Ah, Dennis, my child -- the view from one relatively recent to the sport is
often a bit at variance with history. What is it they say about what you are
doomed to if you don't study the history...?
In the beginning, circa 1970, there was Stock (7 classes) and Prepared (5
classes). And Modified (two classes, basically big-engine and little-engine.
What was essentially a Solo Vee won AM at Nationals the first year, and a
Lotus Elan won AM the second year while a Capri-engined MGB won BM. Those
are your DM/EM cars today. But I digress)
Stock were cars that did not have much done to them. A few things were
allowed like factory option wheels and aftermarket shocks. Prepared was GCR
race cars.
It was that simple. You either had a race-prepared car, or you didn't. And
mostly, that was what was running in autocross then.
But what about the cars that had had *something* done to them, not much but
enough they were not Stock-legal? They might have headers, or an air dam or
spoiler because it "looked good", or wheels that were not factory option but
something from the speed shop's shelves. (If that is sounding like ST today,
not without reason).
These cars were automatically pushed to Prepared. This was the 1970s, now,
not the aftermarket boom of today. People would be convinced to come try an
autocross, show up with these *slightly* modified cars, be tossed in among
the wolves in Prepared, turn times that were not even keeping up with Stock
(largely newbies, remember; they did stuff to the car before they discovered
autocross) -- and SCCA was losing potential members. Those who WERE sticking
around usually backed up to Stock, but finally became vociferous enough that
there needed to be a middle ground. A place where some of these changes --
some purely cosmetic, some performance but the type of performance changes a
street car could use -- would be allowed.
In response, Street Prepared was invented in 1979. It was created as the
middle ground. More than Stock, not as much as Prepared, but intended to fit
between the two. It was an instant success. "Bolt-on options" was the basis.
If you could buy it off the shelf and bolt it on, it was legal. That was the
concept. Two areas where it quickly got away from the SEB -- carbs and
wheels. You could yank that old OEM carb and bolt on a Holley, right?

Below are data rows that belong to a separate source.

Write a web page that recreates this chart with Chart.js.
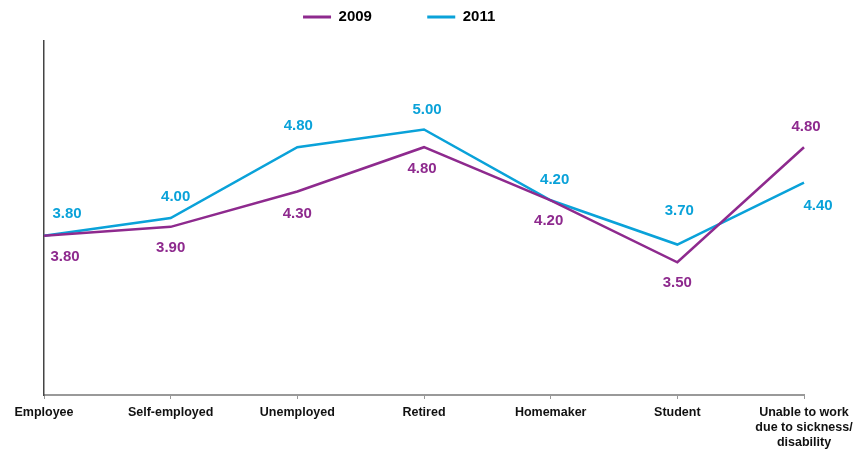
<!DOCTYPE html>
<html lang="en">
<head>
    <meta charset="UTF-8">
    <title>Mean score by employment status</title>
    <style>
        html, body { margin: 0; padding: 0; background: #fff; }
        #wrap { width: 854px; height: 453px; }
    </style>
    <script src="https://cdn.jsdelivr.net/npm/chart.js"></script>
</head>
<body>
    <div id="wrap"><canvas id="chart" width="854" height="453"></canvas></div>

    <script>
        const categories = ['Employee', 'Self-employed', 'Unemployed', 'Retired', 'Homemaker', 'Student',
            ['Unable to work', 'due to sickness/', 'disability']];
        const values2009 = [3.8, 3.9, 4.3, 4.8, 4.2, 3.5, 4.8];
        const values2011 = [3.8, 4.0, 4.8, 5.0, 4.2, 3.7, 4.4];
        const seriesNames = ['2009', '2011'];

        // where each value label sits relative to its point (dx, dy)
        const labelOffsets = [
            [[21, 21], [0, 21], [0, 22], [-2, 22], [-2, 21], [0, 21], [2, -20]],
            [[23, -22], [5, -21], [1, -21], [3, -20], [4, -20], [2, -34], [14, 23]]
        ];

        const purple = '#8e2a8e';
        const blue = '#0aa2d9';
        const font = '"Liberation Sans", Arial, sans-serif';

        const valueLabels = {
            id: 'valueLabels',
            afterDatasetsDraw(chart) {
                const ctx = chart.ctx;
                ctx.save();
                ctx.font = 'bold 15px ' + font;
                ctx.textAlign = 'center';
                ctx.textBaseline = 'middle';
                chart.data.datasets.forEach((ds, i) => {
                    const meta = chart.getDatasetMeta(i);
                    ctx.fillStyle = ds.borderColor;
                    meta.data.forEach((pt, j) => {
                        const off = labelOffsets[i][j];
                        ctx.fillText(ds.data[j].toFixed(2), pt.x + off[0], pt.y + off[1]);
                    });
                });
                ctx.restore();
            }
        };

        new Chart(document.getElementById('chart').getContext('2d'), {
            type: 'line',
            data: {
                labels: categories,
                datasets: [
                    {
                        label: seriesNames[0],
                        data: values2009,
                        borderColor: purple,
                        backgroundColor: purple,
                        borderWidth: 2.5,
                        pointRadius: 0,
                        tension: 0
                    },
                    {
                        label: seriesNames[1],
                        data: values2011,
                        borderColor: blue,
                        backgroundColor: blue,
                        borderWidth: 2.5,
                        pointRadius: 0,
                        tension: 0
                    }
                ]
            },
            options: {
                responsive: false,
                animation: false,
                layout: { padding: { left: 36, right: 50, top: 0, bottom: -3 } },
                plugins: {
                    tooltip: { enabled: false },
                    legend: {
                        position: 'top',
                        labels: {
                            boxWidth: 28,
                            boxHeight: 3,
                            padding: 9.5,
                            color: '#111',
                            font: { family: font, size: 15, weight: 'bold' },
                            generateLabels(chart) {
                                const pad = ['           ', '          '];
                                return chart.data.datasets.map((ds, i) => ({
                                    text: ds.label + pad[i],
                                    fillStyle: ds.borderColor,
                                    strokeStyle: ds.borderColor,
                                    lineWidth: 0,
                                    datasetIndex: i
                                }));
                            }
                        }
                    }
                },
                scales: {
                    x: {
                        offset: false,
                        grid: { drawOnChartArea: false, drawTicks: true, tickLength: 4, color: '#999' },
                        border: { display: true, color: '#999', width: 2 },
                        ticks: {
                            color: '#111',
                            padding: 6,
                            maxRotation: 0,
                            autoSkip: false,
                            font: { family: font, size: 12.5, weight: 'bold', lineHeight: 1.2 }
                        },
                        // let the last label overhang into the right margin
                        afterFit(scale) { scale.paddingRight = 0; }
                    },
                    // empty strip between legend and plot
                    gap: {
                        type: 'category',
                        position: 'top',
                        grid: { display: false },
                        border: { display: false },
                        ticks: { display: false },
                        afterFit(scale) { scale.height = 6.5; }
                    },
                    y: {
                        min: 2,
                        max: 6,
                        grid: { display: false },
                        border: { display: true, color: '#444', width: 1.5 },
                        ticks: { display: false }
                    }
                }
            },
            plugins: [valueLabels]
        });
    </script>
</body>
</html>
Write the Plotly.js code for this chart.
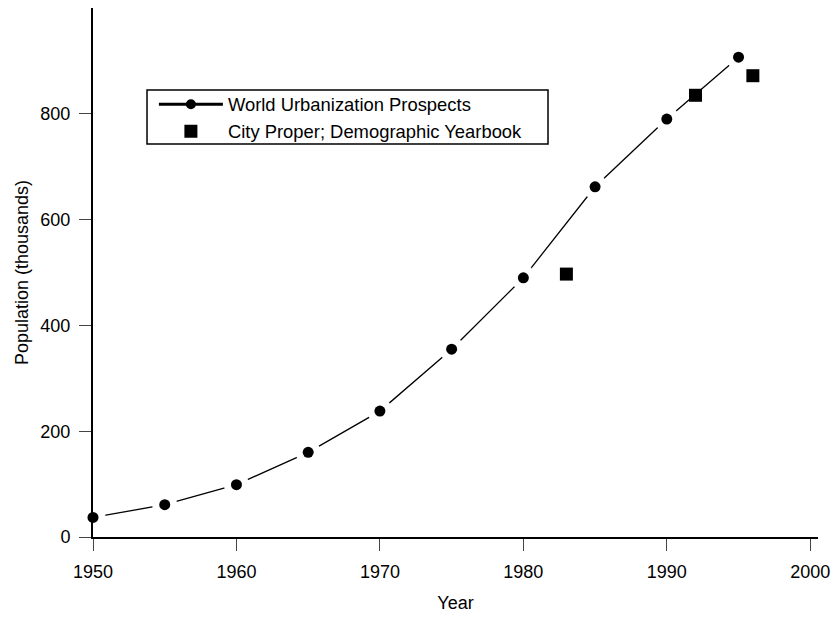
<!DOCTYPE html>
<html>
<head>
<meta charset="utf-8">
<script src="https://cdn.plot.ly/plotly-3.0.1.min.js"></script>
<style>html,body{margin:0;padding:0;background:#fff;}#chart{width:836px;height:618px;}</style>
</head>
<body>
<div id="chart"></div>
<script>
// World Urbanization Prospects estimates (thousands)
const wupYears = [1950, 1955, 1960, 1965, 1970, 1975, 1980, 1985, 1990, 1995];
const wupValues = [37, 61, 99, 160, 238, 355, 490, 662, 790, 907];
// City proper, Demographic Yearbook (thousands)
const dybYears = [1983, 1992, 1996];
const dybValues = [497, 835, 872];
const xTicks = [1950, 1960, 1970, 1980, 1990, 2000];
const yTicks = [0, 200, 400, 600, 800];

const FONT = "Liberation Sans, Arial, Helvetica, sans-serif";

const traces = [
  { // connecting line
    x: wupYears, y: wupValues, mode: 'lines', type: 'scatter',
    line: {color: '#000', width: 1.3}, showlegend: false, hoverinfo: 'skip'
  },
  { // white halo to create gaps around points
    x: wupYears, y: wupValues, mode: 'markers', type: 'scatter',
    marker: {color: '#fff', size: 25, line: {width: 0}}, showlegend: false, hoverinfo: 'skip',
    cliponaxis: false
  },
  { // points
    x: wupYears, y: wupValues, mode: 'markers', type: 'scatter',
    marker: {color: '#000', size: 11, symbol: 'circle'}, showlegend: false,
    cliponaxis: false
  },
  { // legend entry for WUP
    x: [null], y: [null], mode: 'lines+markers', type: 'scatter',
    name: 'World Urbanization Prospects',
    line: {color: '#000', width: 3}, marker: {color: '#000', size: 10}
  },
  {
    x: dybYears, y: dybValues, mode: 'markers', type: 'scatter',
    name: 'City Proper; Demographic Yearbook',
    marker: {color: '#000', size: 13, symbol: 'square'},
    cliponaxis: false
  }
];

const layout = {
  width: 836, height: 618,
  paper_bgcolor: '#fff', plot_bgcolor: '#fff',
  margin: {l: 93, r: 18, t: 8, b: 81},
  font: {family: FONT, size: 18, color: '#000'},
  showlegend: true,
  legend: {
    x: 0.084, y: 0.853, xanchor: 'left', yanchor: 'top',
    bgcolor: 'rgba(0,0,0,0)', borderwidth: 0,
    font: {family: FONT, size: 18.4, color: '#000'},
    itemwidth: 64, tracegroupgap: 0
  },
  shapes: [{
    type: 'rect', xref: 'paper', yref: 'paper',
    x0: 0.0745, x1: 0.6276, y0: 0.743, y1: 0.845,
    line: {color: '#000', width: 1.5}, fillcolor: 'rgba(0,0,0,0)', layer: 'above'
  }],
  xaxis: {
    range: [1950, 2000.54], tickvals: xTicks, ticktext: xTicks.map(String),
    showgrid: false, zeroline: false, showline: true, linecolor: '#000', linewidth: 2,
    ticks: 'outside', ticklen: 12, tickwidth: 1, tickcolor: '#444',
    ticklabelstandoff: 5,
    tickfont: {family: FONT, size: 18, color: '#000'},
    title: {text: 'Year', font: {family: FONT, size: 18, color: '#000'}, standoff: 16}
  },
  yaxis: {
    range: [0, 1000], tickvals: yTicks, ticktext: yTicks.map(String),
    showgrid: false, zeroline: false, showline: true, linecolor: '#000', linewidth: 2,
    ticks: 'outside', ticklen: 12, tickwidth: 1, tickcolor: '#444',
    ticklabelstandoff: 5,
    tickfont: {family: FONT, size: 18, color: '#000'},
    title: {text: 'Population (thousands)', font: {family: FONT, size: 18, color: '#000'}, standoff: 7}
  }
};

Plotly.newPlot('chart', traces, layout, {displayModeBar: false, staticPlot: true});
</script>
</body>
</html>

Bolt-on = legal. How wide a wheel can you fit under that fender? Bolt on =
legal. And while everyone involved looked at the effect of stepping up a
Stock car to SP, they did not look at the next step of taking that same car
eventually to P. Oops, some of those bolt-ons were not legal in P. Too late.

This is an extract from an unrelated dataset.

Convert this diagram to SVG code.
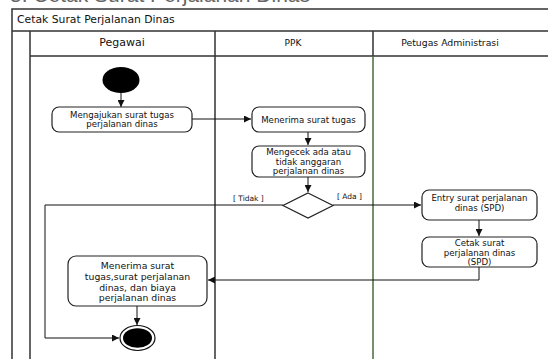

Genie's out of the bottle.
And that was before the DOT gumballs made their appearance. Now, today, a
good SP car is not that far in performance from a good P car. Both are
Prepared, just in different ways and with different restrictions. I thought
"Street Prepared" was a dumb name in 1979. It seems prescient today. Maybe
we should change the name of Prepared to Race Prepared. Then it might be
clearer both are Prepared classes, but different in concept.
SP is too well established now to undo it. ST is what SP should have been.
The real trick will be carefully preventing ST from going down the same
path. Your SM may well be the outlet that permits ST to resist the
temptations.
--Rocky Entriken
----- Original Message -----
From: <dg50@daimlerchrysler.com>
To: <autox@autox.team.net>
Sent: Friday, October 12, 2001 9:13 AM
Subject: Re: Proposal for SP cars to compete in P ??? (not ST tires)
> "Rocky Entriken" <rocky@tri.net> wrote:
>
> > SP ain't broke, it just fails to provide that natural
> > progression from Stock to Prepared.
>
> I don't think that SP was ever designed as a stepping stone to Prepared.
>
> I think that Prepared was designed more as a category where it was
> projected that the majority of competitors would be driving ex-roadrace
> cars, so the Prepared rules are more of a snapshot of the GCR, circa 1980
> or whenever the Prepared rules were developed in the form they are in
> today.
>
> That's kinda the issue surrounding Prepared these days. The rules haven't
> been kept in lockstep with the GCR, nor have they evolved into something
> that's the logical next step up from SP. They're kinda their own little
> island unto themselves from a rules perspective.
>
> Clearly in the case of CP, that's not necessarily a problem, although the
> Rest of Prepared seems to be suffering somewhat.
>
> But I'd agree that trying to somehow accomodate SP-derived cars in
Prepared
> is a case of "square peg, round hole".